The more we see, the more choices we have, and the less we know.
The only way to have true free will, well, I guess that isn’t possible.

But do all this matter to us here and now? No, it doesn’t.
Consider this example.
A musician is sitting on his computer with a sequencer, he’s programming the drums, playing the melody lines on his keyboard and adding small effects here and there.
He has a drum line set, but he’s not sure on the bass line.
He goes through several types of sounds for the bass, he plays different notes, but he’s note quite sure.
What’s happening then, is of course tons of predetermined “stuff” in the brain.

Sensory inputs, memories of music and what he likes and everything, neurons etc.
But then, suddenly it hits him, he finds a sound he likes, it hits him, he gets an emotion from that sound, he utters “yes! this is the sound I want to use!”
Maybe he chose it because the frequency content of the bass line is what he wants, or on a lower level because all the electrons made their choice and it’s now inevitable to have chosen anything else.

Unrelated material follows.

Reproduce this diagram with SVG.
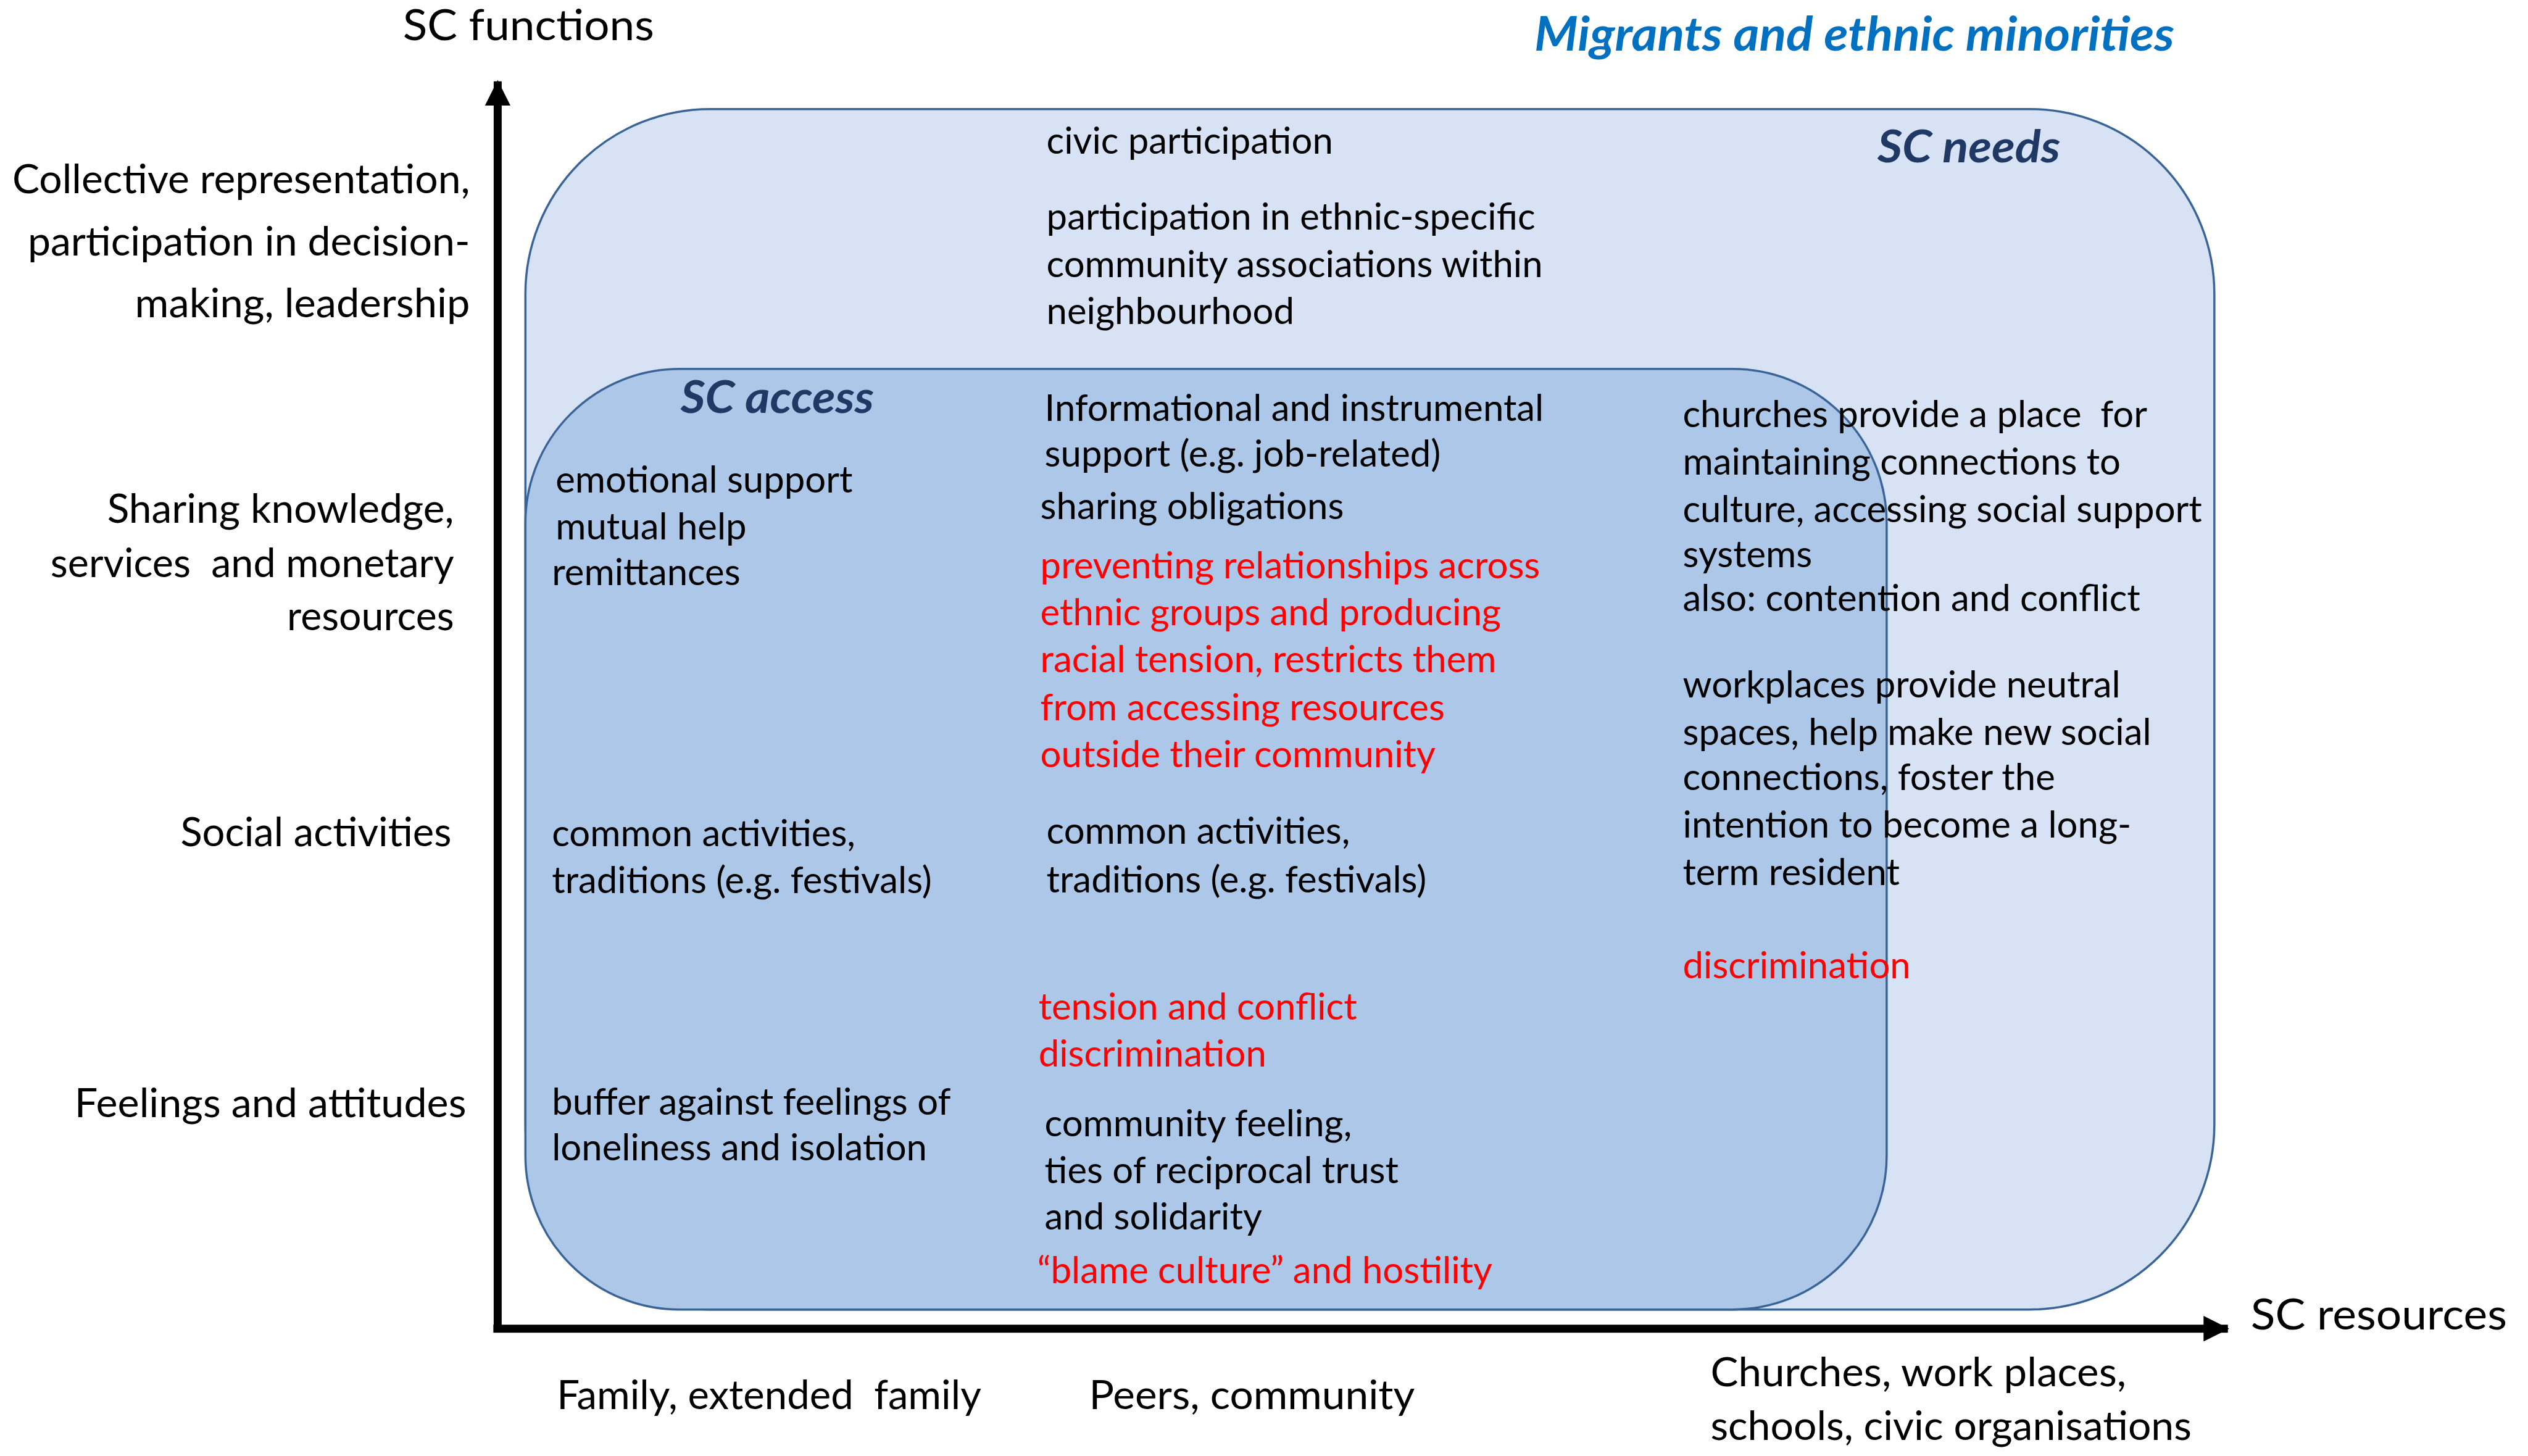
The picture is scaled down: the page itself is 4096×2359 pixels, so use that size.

But all that doesn’t matter, because part of being a good musician is using your ears, and also to love music. What goes on behind the scenes has no meaning.
This is why I seperate between levels of living, and levels of understanding.
The world of QM is only important to particles, not to planets.
As it’s not important to us.
Because of all the things we do and experience everyday, we are on another /level/ in the universe.
We MUST make a difference between these levels, and we cannot blame one level, for influencing another.

Hm, and I think that’s it. Hope it gives you something to think about.

Ahhh, the “hidden variables” theory of QM. It’s been called into question…many wiser than myself would say that it’s disproven, but I do not understand why the experiments that supposedly have disproven it actually do (they don’t, from what I can see.)

I, personally, have not settled on an operative definition of “free will” (so I have chosen to decide? :D) But I would say that in as much as the rest of the world is deterministic, the brain and mind are deterministic. (Unless it is proven otherwise.)